- _Brief_: Wherever the string "this" appears in the listing, copy that line.

— start of Provided information —

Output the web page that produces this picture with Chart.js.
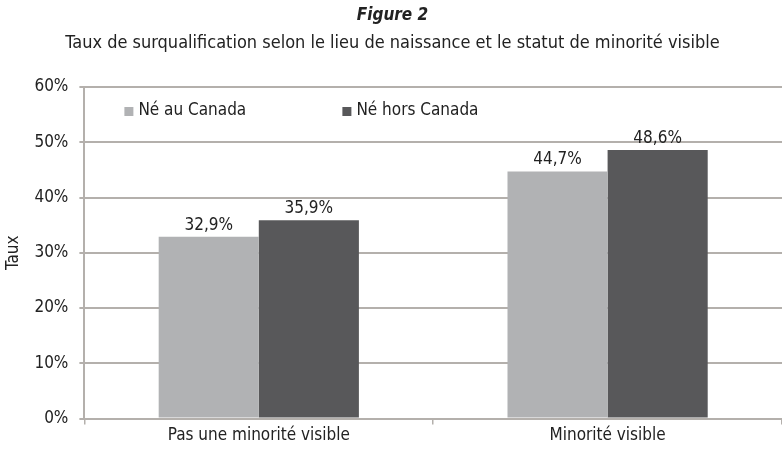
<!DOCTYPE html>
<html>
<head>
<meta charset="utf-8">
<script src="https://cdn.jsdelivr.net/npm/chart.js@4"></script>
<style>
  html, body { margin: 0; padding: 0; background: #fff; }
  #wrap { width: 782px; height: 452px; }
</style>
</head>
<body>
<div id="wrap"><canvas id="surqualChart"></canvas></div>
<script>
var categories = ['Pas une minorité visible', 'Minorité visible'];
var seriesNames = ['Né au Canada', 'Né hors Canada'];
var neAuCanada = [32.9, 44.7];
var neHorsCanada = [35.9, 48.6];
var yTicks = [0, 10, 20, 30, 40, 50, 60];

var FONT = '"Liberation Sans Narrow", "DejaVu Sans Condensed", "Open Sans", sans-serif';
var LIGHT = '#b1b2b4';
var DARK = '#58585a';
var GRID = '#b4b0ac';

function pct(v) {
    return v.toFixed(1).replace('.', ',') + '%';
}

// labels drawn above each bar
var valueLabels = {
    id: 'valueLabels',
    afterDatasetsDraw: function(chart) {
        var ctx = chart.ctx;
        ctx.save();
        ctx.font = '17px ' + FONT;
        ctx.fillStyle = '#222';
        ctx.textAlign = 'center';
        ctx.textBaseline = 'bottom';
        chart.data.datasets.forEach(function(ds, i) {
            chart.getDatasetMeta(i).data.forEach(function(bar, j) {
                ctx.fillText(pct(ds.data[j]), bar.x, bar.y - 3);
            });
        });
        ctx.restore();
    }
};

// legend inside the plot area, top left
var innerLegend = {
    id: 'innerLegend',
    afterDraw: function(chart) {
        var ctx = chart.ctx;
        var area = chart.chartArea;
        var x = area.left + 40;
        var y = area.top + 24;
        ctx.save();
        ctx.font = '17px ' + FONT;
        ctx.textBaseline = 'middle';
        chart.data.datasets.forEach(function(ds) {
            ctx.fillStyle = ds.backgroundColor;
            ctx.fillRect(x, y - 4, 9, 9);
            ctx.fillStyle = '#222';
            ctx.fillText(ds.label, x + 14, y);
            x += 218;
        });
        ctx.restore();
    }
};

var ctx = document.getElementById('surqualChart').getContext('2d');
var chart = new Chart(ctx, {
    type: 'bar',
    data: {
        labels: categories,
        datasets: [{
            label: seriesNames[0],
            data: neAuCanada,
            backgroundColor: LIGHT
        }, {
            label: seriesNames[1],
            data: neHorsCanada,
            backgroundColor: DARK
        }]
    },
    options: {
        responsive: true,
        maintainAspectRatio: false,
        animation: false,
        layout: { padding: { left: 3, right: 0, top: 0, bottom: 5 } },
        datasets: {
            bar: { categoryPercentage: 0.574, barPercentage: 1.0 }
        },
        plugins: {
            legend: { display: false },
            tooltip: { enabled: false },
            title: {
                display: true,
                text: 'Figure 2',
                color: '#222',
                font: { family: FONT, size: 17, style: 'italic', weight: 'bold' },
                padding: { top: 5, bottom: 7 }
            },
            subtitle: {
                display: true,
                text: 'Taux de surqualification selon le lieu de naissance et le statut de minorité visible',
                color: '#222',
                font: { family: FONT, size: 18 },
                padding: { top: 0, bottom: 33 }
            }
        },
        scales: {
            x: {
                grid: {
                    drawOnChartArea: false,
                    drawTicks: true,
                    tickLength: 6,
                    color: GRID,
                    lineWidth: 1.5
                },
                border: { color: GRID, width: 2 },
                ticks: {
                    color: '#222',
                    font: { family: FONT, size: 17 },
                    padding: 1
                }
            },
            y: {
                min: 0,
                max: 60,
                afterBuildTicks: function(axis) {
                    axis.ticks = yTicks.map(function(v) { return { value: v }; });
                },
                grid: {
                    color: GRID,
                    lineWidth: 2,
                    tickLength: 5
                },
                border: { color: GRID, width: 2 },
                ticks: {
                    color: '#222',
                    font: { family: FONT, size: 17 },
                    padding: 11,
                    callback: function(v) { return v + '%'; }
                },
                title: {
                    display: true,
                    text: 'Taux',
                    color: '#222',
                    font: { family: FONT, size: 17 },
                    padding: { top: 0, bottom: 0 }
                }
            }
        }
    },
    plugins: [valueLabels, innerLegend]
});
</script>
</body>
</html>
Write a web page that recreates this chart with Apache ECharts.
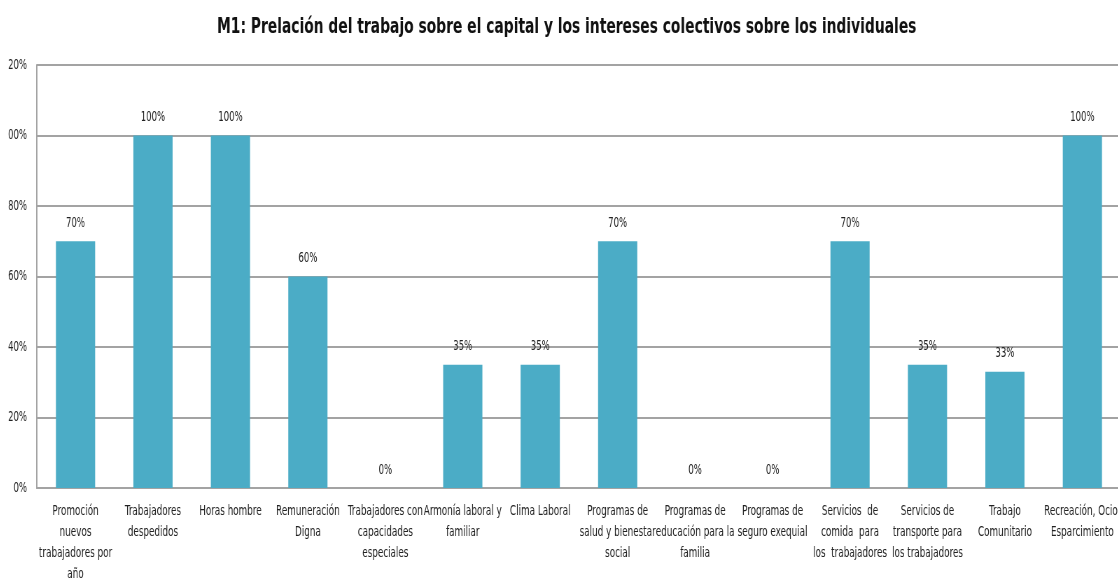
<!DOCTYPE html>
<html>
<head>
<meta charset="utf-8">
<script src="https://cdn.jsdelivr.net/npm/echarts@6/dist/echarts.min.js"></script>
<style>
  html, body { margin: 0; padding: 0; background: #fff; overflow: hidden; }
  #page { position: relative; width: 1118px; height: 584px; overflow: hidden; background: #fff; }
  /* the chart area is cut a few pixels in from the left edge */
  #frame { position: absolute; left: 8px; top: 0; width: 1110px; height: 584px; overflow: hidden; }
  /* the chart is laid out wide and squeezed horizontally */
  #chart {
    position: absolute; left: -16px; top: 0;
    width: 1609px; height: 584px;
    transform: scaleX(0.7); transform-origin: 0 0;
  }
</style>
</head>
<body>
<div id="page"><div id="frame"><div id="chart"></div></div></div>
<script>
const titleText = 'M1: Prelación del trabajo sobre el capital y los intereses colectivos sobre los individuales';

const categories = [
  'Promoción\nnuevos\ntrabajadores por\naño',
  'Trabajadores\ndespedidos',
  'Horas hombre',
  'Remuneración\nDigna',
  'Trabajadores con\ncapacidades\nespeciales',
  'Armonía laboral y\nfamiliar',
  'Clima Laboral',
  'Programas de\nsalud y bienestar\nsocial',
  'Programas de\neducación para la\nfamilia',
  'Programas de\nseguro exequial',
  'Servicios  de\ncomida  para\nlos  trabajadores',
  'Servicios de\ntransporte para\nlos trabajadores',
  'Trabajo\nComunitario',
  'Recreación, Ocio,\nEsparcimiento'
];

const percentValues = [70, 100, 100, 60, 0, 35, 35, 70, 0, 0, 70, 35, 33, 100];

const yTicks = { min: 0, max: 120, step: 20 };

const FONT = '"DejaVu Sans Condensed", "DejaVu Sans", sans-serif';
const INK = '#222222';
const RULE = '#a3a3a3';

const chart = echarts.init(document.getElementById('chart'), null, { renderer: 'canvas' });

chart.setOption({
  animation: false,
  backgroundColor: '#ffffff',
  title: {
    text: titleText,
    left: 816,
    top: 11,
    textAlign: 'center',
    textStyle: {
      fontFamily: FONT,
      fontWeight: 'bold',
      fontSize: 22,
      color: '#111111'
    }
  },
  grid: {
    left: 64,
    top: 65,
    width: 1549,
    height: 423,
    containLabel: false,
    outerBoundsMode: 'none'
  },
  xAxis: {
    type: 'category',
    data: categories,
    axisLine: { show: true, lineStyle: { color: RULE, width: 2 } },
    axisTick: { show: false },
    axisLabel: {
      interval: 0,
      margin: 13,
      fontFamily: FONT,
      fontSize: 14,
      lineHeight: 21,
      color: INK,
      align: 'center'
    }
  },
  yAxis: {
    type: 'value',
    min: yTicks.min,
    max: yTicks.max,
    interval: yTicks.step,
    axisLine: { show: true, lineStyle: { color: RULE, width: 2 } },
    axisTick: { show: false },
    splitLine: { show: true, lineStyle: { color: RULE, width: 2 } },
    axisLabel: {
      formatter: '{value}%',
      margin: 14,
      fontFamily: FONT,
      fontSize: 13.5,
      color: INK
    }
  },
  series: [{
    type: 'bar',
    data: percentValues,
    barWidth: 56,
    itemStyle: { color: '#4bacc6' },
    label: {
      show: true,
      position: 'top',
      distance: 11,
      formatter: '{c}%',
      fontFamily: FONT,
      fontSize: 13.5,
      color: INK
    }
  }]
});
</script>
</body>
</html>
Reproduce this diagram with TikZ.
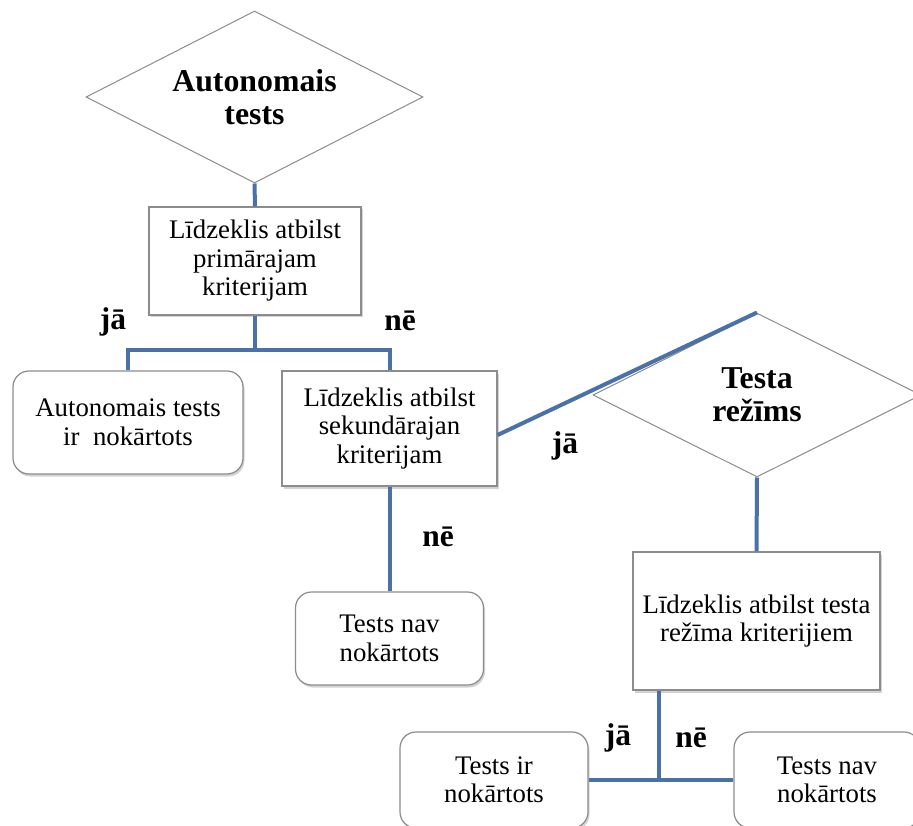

— end of Provided information —

- _Exercise solution_:
Output the web page that produces this picture with Chart.js.
Write a web page that recreates this chart with Apache ECharts.
Reproduce this diagram with TikZ.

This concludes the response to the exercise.